Sinéad O'Connor destroyed a picture of the pope on 'SNL' and was banned from NBC. Years later, people realized how right she was.

Sinéad O'Connor destroyed a picture of the pope on 'SNL' and was banned from NBC. Years later, people realized how right she was.


Singer Sinead O'Connor rips up a picture of Pope John Paul II October 3, 1992, on "Saturday Night Live". Yvonne Hemsey/Getty Images

Singer Sinead O'Connor rips up a picture of Pope John Paul II October 3, 1992, on "Saturday Night Live". Yvonne Hemsey/Getty Images
Sinéad O'Connor has died at age 56, her family confirmed.
In 1992, O'Connor was blacklisted after ripping up a picture of Pope John Paul II during an  "SNL" appearance.
O'Connor aimed to shed light on the Catholic Church's history of abuse before it was widely accepted.
Sinéad O'Connor's family confirmed on Wednesday that the Grammy Award-winning singer had died at age 56.  O'Connor rose to international stardom with her breakthrough hit cover of Prince's "Nothing Compares 2 U," but it was her controversial 1992 appearance on "Saturday Night Live" that made her a household name. 

In the now-infamous performance, O'Connor sings a slightly altered a cappella rendition of Bob Marley's song "War," which condemns the racism experienced by Black people worldwide.

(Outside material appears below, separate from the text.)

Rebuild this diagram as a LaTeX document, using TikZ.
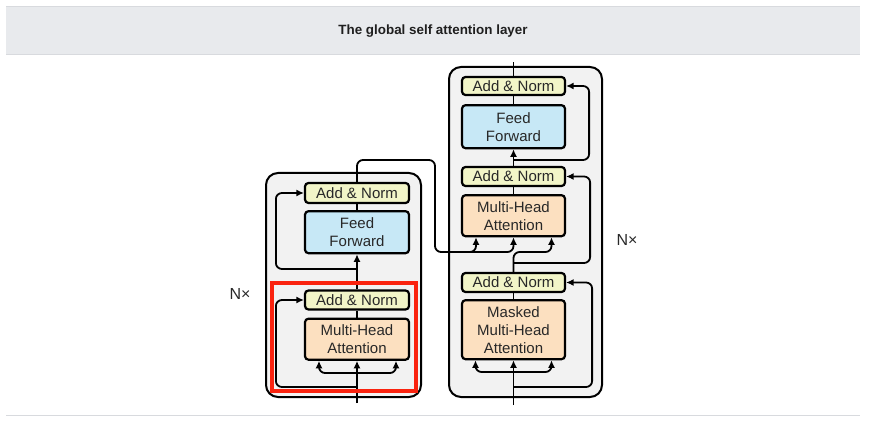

However, O'Connor used the song to protest the rampant abuse in the Catholic Church, which she later said in her memoir was going unnoticed at the time.

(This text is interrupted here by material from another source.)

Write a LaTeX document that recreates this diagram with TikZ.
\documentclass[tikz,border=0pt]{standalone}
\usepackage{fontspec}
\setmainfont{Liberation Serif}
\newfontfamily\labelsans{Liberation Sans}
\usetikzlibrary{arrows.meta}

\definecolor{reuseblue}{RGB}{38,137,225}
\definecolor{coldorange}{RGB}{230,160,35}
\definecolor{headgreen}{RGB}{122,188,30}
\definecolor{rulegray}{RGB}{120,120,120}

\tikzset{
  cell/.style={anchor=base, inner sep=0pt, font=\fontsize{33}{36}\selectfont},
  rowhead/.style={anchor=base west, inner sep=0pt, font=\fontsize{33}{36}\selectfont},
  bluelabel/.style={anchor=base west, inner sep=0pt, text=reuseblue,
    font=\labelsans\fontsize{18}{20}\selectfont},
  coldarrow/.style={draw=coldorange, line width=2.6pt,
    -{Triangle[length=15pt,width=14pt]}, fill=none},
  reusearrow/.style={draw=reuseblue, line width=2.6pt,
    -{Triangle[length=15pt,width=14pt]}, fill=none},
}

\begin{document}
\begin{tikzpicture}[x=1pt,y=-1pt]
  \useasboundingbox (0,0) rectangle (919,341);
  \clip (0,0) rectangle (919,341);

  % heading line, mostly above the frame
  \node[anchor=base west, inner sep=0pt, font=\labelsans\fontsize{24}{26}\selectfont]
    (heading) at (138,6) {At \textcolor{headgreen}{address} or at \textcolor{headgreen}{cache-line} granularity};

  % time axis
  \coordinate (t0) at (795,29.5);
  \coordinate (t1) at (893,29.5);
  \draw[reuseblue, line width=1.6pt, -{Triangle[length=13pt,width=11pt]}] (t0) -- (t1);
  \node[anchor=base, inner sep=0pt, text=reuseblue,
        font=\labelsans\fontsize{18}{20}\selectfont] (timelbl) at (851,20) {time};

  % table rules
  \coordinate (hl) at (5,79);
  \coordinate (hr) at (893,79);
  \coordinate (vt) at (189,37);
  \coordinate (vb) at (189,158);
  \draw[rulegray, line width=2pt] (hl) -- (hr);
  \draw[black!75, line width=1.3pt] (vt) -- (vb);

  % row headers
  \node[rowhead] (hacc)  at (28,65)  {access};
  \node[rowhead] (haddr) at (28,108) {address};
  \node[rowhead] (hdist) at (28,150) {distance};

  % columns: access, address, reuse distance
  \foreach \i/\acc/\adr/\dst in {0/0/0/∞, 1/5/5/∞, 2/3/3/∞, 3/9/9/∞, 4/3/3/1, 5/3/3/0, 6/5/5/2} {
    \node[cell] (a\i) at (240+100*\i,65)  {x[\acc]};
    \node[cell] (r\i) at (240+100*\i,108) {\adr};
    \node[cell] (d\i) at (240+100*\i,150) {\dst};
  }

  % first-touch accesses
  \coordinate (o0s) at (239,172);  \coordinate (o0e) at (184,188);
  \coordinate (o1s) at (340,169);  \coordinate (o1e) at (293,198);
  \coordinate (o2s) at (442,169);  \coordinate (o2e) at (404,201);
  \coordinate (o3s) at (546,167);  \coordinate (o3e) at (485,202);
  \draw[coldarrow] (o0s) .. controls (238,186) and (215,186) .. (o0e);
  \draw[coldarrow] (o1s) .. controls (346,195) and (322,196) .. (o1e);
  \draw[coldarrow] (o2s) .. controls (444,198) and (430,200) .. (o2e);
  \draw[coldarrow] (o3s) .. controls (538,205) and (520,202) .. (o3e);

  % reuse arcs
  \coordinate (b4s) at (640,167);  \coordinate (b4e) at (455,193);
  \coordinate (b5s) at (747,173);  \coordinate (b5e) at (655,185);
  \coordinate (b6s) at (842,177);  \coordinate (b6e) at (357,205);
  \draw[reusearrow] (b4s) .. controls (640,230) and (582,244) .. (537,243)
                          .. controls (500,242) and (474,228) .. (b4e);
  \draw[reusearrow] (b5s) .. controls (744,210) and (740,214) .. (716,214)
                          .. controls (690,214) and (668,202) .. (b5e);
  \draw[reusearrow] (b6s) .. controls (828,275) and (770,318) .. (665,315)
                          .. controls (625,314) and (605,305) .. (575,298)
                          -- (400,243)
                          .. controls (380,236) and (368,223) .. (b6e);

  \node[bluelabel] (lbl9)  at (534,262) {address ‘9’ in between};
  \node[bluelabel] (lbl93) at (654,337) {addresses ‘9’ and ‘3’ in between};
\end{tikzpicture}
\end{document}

To prove her point, O'Connor held up a photo of Pope John Paul II while singing the word "evil," and then proceeded to rip up the picture and throw the pieces at the camera after she was done singing.

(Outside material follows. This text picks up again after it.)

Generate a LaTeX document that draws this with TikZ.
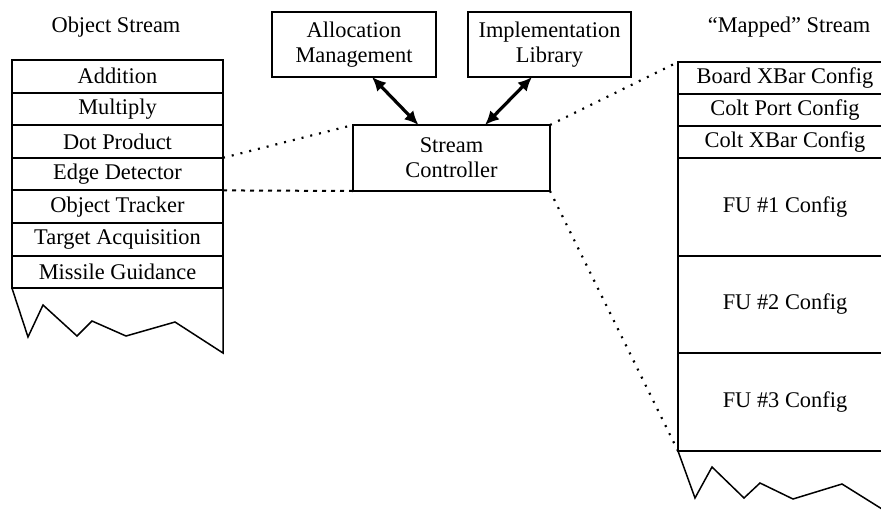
\documentclass[tikz,border=0pt]{standalone}
\usepackage{fontspec}
\setmainfont{Liberation Serif}
\usetikzlibrary{arrows.meta}
\begin{document}
\begin{tikzpicture}[x=1pt,y=-1pt,
  font=\fontsize{22.4}{25}\selectfont,
  every node/.style={inner sep=0pt, outer sep=0pt},
  lrow/.style={draw, line width=2pt, minimum width=211pt, minimum height=32.6pt, anchor=north west},
  rrow/.style={draw, line width=2pt, minimum width=214pt, anchor=north west},
  cbox/.style={draw, line width=2pt, align=center},
  biarrow/.style={line width=3.2pt, {Latex[length=14pt,width=13pt]}-{Latex[length=14pt,width=13pt]}},
  dotline/.style={line width=2.2pt, dash pattern=on 2pt off 7pt},
  dashline/.style={line width=2pt, dash pattern=on 4pt off 5pt},
  jag/.style={line width=1.5pt, line join=miter}
]
\useasboundingbox (0,0) rectangle (881,512);
\clip (0,0) rectangle (881,512);

% titles
\node (t1) at (116,27) {Object Stream};
\node (t2) at (789,27) {``Mapped'' Stream};

% left stack
\node[lrow] (add) at (12,60) {Addition};
\node[lrow] (mul) at (12,92.6) {Multiply};
\node[lrow] (dot) at (12,125.2) {Dot Product};
\node[lrow] (edge) at (12,157.8) {Edge Detector};
\node[lrow] (obj) at (12,190.4) {Object Tracker};
\node[lrow] (tgt) at (12,223) {Target Acquisition};
\node[lrow] (mis) at (12,255.6) {Missile Guidance};
\draw[jag] (mis.south west) -- (28,337) -- (43,305) -- (77,336) -- (92,321) -- (126,336) -- (175,322) -- (223,353) -- (mis.south east);

% top boxes
\node[cbox, minimum width=164pt, minimum height=65pt] (alloc) at (354,44.5) {Allocation\\Management};
\node[cbox, minimum width=163pt, minimum height=65pt] (impl) at (549.5,44.5) {Implementation\\Library};
\node[cbox, minimum width=197pt, minimum height=66pt] (ctrl) at (451.5,158) {Stream\\Controller};

\draw[biarrow] ([xshift=18pt]alloc.south) -- ([xshift=-33pt]ctrl.north);
\draw[biarrow] ([xshift=-17.5pt]impl.south) -- ([xshift=33.5pt]ctrl.north);

% right stack
\node[rrow, minimum height=31.5pt] (board) at (678,62) {Board XBar Config};
\node[rrow, minimum height=32.5pt] (port) at (678,93.5) {Colt Port Config};
\node[rrow, minimum height=32pt] (cxbar) at (678,126) {Colt XBar Config};
\node[rrow, minimum height=98pt] (fu1) at (678,158) {FU \#1 Config};
\node[rrow, minimum height=97pt] (fu2) at (678,256) {FU \#2 Config};
\node[rrow, minimum height=98pt] (fu3) at (678,353) {FU \#3 Config};
\draw[jag] (fu3.south west) -- (695,498) -- (712,467) -- (744,498) -- (760,483) -- (793,499) -- (842,484) -- (890,514);

% connectors
\draw[dotline] (edge.north east) -- (ctrl.north west);
\draw[dashline] (edge.south east) -- (ctrl.south west);
\draw[dotline] (ctrl.north east) -- (board.north west);
\draw[dotline] (ctrl.south east) -- (fu3.south west);
\end{tikzpicture}
\end{document}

"Fight the real enemy," O'Connor said directly to the camera as audience members in the studio maintained a stunned silence. 

Amid news of her death on Wednesday, the clip of O'Connor's "Saturday Night Live" performance was reshared extensively on Twitter. 

—matt (@mattxiv) July 26, 2023
O'Connor faced significant backlash and was banned from 'SNL' after the performance
In her 2021 memoir "Rememberings," O'Connor revealed that she was banned from NBC for life after the incident, but said being blacklisted hurt "a lot less than rapes hurt those Irish children." 

As Insider's Claudia Willen reported, however, the fallout against O'Connor didn't stop there. The singer and her assistant were pelted with eggs outside of 30 Rockefeller Plaza in New York (where "Saturday Night Live" is filmed) following the controversial performance, and other celebrities, including Joe Pesci and Madonna, later ridiculed her. 

According to an excerpt from O'Connor's memoir published by Rolling Stone in 2021, the photo of the Pope that she tore up on "SNL" belonged to her mother, who O'Connor said in her memoir was also abusive.

"My intention had always been to destroy my mother's photo of the pope. It represented lies and liars and abuse. The type of people who kept these things were devils like my mother," O'Connor wrote. 

The singer later said she didn't regret calling out the Catholic Church

Sinéad O'Connor in 2011. Hayley Madden/Getty Images
"A lot of people say or think that tearing up the pope's photo derailed my career. That's not how I feel about it," O'Connor wrote in her memoir, per Rolling Stone.

"I feel that having a number-one record derailed my career, and my tearing the photo put me back on the right track." 

According to the singer, she "wasn't born to be a pop star." 

O'Connor doubled down on her comments in several 2021 interviews, telling the New York Times that the move was both "brilliant" and "traumatizing." She also told Carson Daly on "Today:" "Ten years after the pope ripping episode, you all then found out in America that this was going on. We always say Americans, they think nothing happened until they found out about it."

"It was a blessing because I had to make my living doing the thing I loved doing, which is making music live," O'Connor told "Today."

In 2001, a decade after O'Connor's "SNL" appearance, Pope John Paul II  apologized for rampant sexual abuse by Catholic clergy.

But a 461-page report released by the Vatican in 2020, revealed that both Pope John Paul II and his successor, Pope Benedict XVI, had knowledge of abusive priests but refused to take the accusations seriously for decades.

O'Connor is survived by three of her children. Her son Shane died by suicide at the age of 17 in 2022.